Tony O'Riordan, managing director of Hibernian Life & Pensions, is not quite as ecstatic as you might expect in a week in which the Hibernian Group announced sparkling results.
While group operating profits were up 34 per cent to €281.8 million, this was thanks largely to the performance of its general insurance division. It was not such a bumper year at Hibernian Life & Pensions, where operating profits actually fell 29 per cent to €57.4 million.
The results are "a bit of a mixed bag", admits O'Riordan, who stepped into the managing director role at the life and pensions wing in December, following a three-year stint as group finance director.
The good news was that new business sales last year increased by 9 per cent, meaning Hibernian Life & Pensions hung onto its number three position in the market (an 11 per cent share).
But heavy competition drove protection premiums down, while earlier than expected cash-ins on investments dented profits.
O'Riordan identifies his challenge for 2005 as turning the trend around.
"We have got to make sure that we get those results back to where they need to be. In 2004, they were not as good as they needed to be.
"We need to focus on keeping business on the books and making sure that the customer experience is a good one."
An actuary by profession, O'Riordan plans to review the quality of the product behind the figures on the balance sheet.
Customer loyalty can, disappointingly, no longer be assumed.
"I think that the customer is much more promiscuous than they were 10 years ago or even five years ago. Now people are looking for the best quote and brand isn't particularly important to them."
At the same time, there is widespread inertia, O'Riordan notes.
Often, people's choice of one-stop-shop for financial services is determined by their parents' choice of bank.
Another Irish tradition, "this love of property" as O'Riordan phrases it, detracts money away from pensions, which account for almost 75 per cent of Hibernian Life & Pensions' business.
The company, in common with the rest of the industry, would naturally benefit if boring, sensible old pensions were to become more popular a concept among the relatively young Irish workforce.
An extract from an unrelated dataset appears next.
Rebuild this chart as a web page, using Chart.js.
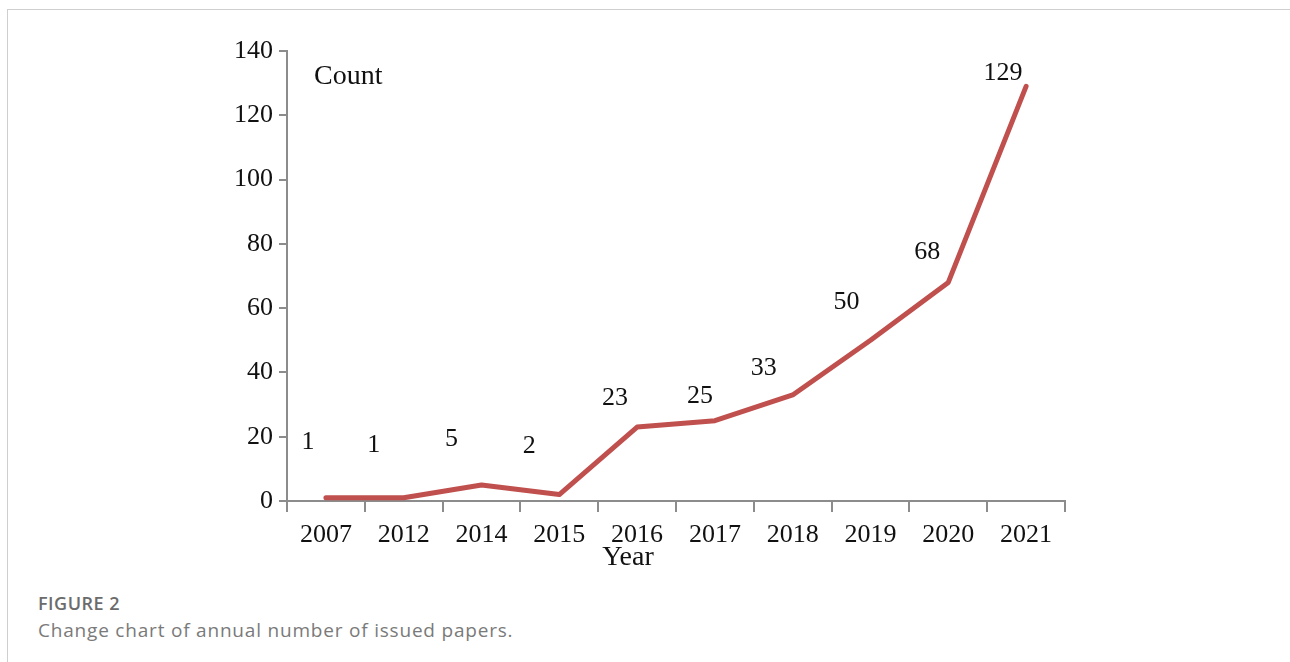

As a result, it is joining the clamour of banks, insurance companies, industry bodies and consultants who are all desperately lobbying the Government to incentivise the reinvestment of Special Savings Incentive Accounts (SSIAs) into a pension.
"It would make a lot of sense for the Government to waive the exit tax and provide an incentive for people to continue the savings habit," he says, adding that defusing the pensions time bomb is in everybody's long-term interest.
New research commissioned by Hibernian shows that savers have not been suffering under the strain of siphoning off money into an SSIA - 84 per cent said saving each month was not a burden.
The survey of 1,200 adults by Behaviour & Attitudes found that almost half had earmarked their SSIA windfalls for home improvements, new cars or once-in-a-lifetime holidays. Only 2 per cent said they would consider using it to save for retirement.
The survey also indicated that lower income workers - the Government's target pension group - are least likely to reinvest their SSIA funds or to use them to start a pension.
Compulsory pensions, due to be examined in a Pensions Board report later this year, will be politically difficult to introduce, O'Riordan believes.
"Even in countries where the clock is ticking more loudly, such as France and Italy, they haven't had the political will to do anything about it."
The Government's last big attempt to fill the pensions gap, introducing the low-charge Personal Retirement Savings Accounts (PRSAs), has not been especially successful.
"Probably the biggest sellers are the banks," he says.
Distributing its wares mostly through the broker network, Hibernian has found it more difficult and less attractive to pursue the market.
Independent financial advice needs to be paid for, O'Riordan stresses, and Hibernian plans to make a submission to the financial regulator's current review on remuneration in the industry.
The status quo, whereby most brokers receive commission from product providers rather than charge customers fees, leads to the accusation that brokers are not always as independent as they claim. But the system works, he says.
"As far as we are concerned and as far as brokers are concerned, it is a good way to do business and a good way of giving value to customers."
Life has been busy for O'Riordan since he took up the top job at Hibernian Life & Pensions. Over the last three months, he has endured an appendix removal and enjoyed the birth of his second son.
Further change is on the cards, with the Hibernian Group examining a move to Burlington Road in Ballsbridge, Dublin 4.
Such a move would see around 500 Life & Pensions employees relocate from Dawson Street and try to chase customers from a new, leafier base.